Procure-to-Pay (P2P) is a process that involves several steps for a company to purchase goods or services from a supplier.
Here is the basic flow of the Procure-to-Pay process:
- Need identification: The process begins when a department within a company identifies a need for goods or services. The department sends a purchase requisition to the procurement department.
- Vendor selection: The procurement department selects a vendor based on the requirements of the purchase requisition. The procurement department may also negotiate prices and payment terms with the vendor.
- Purchase order: The procurement department creates a purchase order, which includes the details of the purchase, such as the items to be purchased, quantity, delivery date, and price. The purchase order is sent to the vendor.
- Goods receipt: Once the vendor delivers the goods or services, the receiving department receives the goods or services and confirms the delivery. The receiving department creates a goods receipt note (GRN) to acknowledge the receipt of goods.
- Invoice receipt: The vendor sends an invoice to the accounts payable department, which matches the invoice with the purchase order and GRN. If everything matches, the invoice is approved for payment.

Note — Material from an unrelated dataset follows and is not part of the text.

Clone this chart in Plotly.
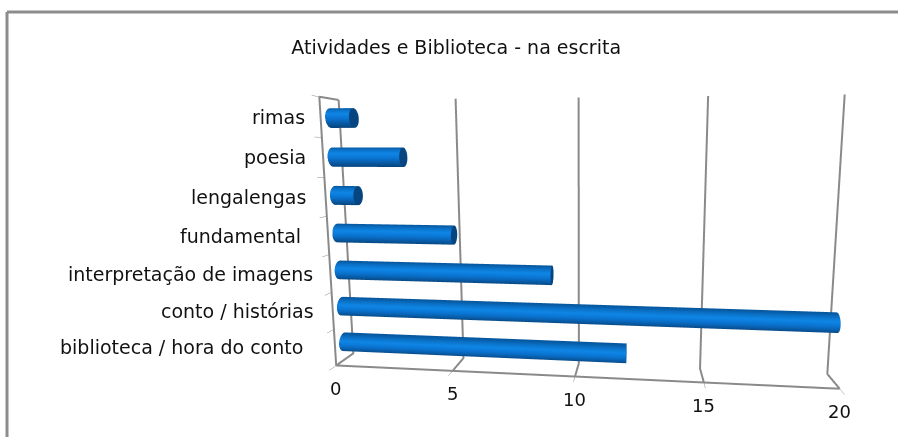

- Payment: The accounts payable department pays the vendor according to the agreed-upon payment terms. Payment can be made through various methods such as electronic transfers or checks.
- Reconciliation: The accounts payable department reconciles the payments made with the invoices received to ensure accuracy and prevent any discrepancies.
- Reporting and analysis: The company analyzes its spending patterns, vendor performance, and other relevant data to identify opportunities for cost savings and process improvement.
By following these steps, the Procure-to-Pay process ensures that a company purchases goods or services efficiently and effectively, while also managing its spending and relationships with vendors.